Achille Marozzo (1484–1553) was an Italian fencing master, one of the most important teachers in the Dardi or Bolognese tradition.

Marozzo was probably born in Bologna. His text Opera Nova dell'Arte delle Armi (roughly equivalent to "The New Text on the Art of Arms") was published in 1536 in Modena, dedicated to Count Rangoni, then reprinted several times all the way into the next century. It is considered one of the most important works about fencing in the 16th century. It exemplifies theory, sequences and techniques about combat with different weapons, such as:
- Sword and Small Buckler
- Sword and Broad Buckler
- Sword and Targa
- Sword and Dagger
- Sword and Cape
- Sword-Alone
- Sword and Rotella
- Large Dagger with and without Cape
- Sword for Two Hands
- Polearms (Lance, Ronca, Spetum, and Partisan)
- Unarmed against Dagger

He also includes a fairly comprehensive treatise on judicial dueling customs in Italy. The text was originally embellished with woodcuts, while after the 1568 edition, copperplate engravings were used.

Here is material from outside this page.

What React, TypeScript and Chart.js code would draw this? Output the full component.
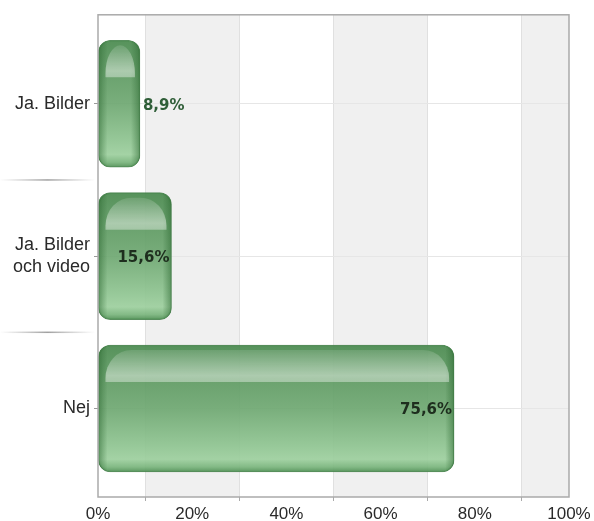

Achille Marozzo states he studied swordsmanship under Guido Antonio Di Luca, about whom he says that "as many warriors came out of his school as did out of the Trojan horse". Later Bolognese fencing masters such as Viggiani and Dall'Agocchie may have been influenced by his work, if not directly studied under him.

Today, Marozzo's work is studied and researched by several historical fencing groups in different countries.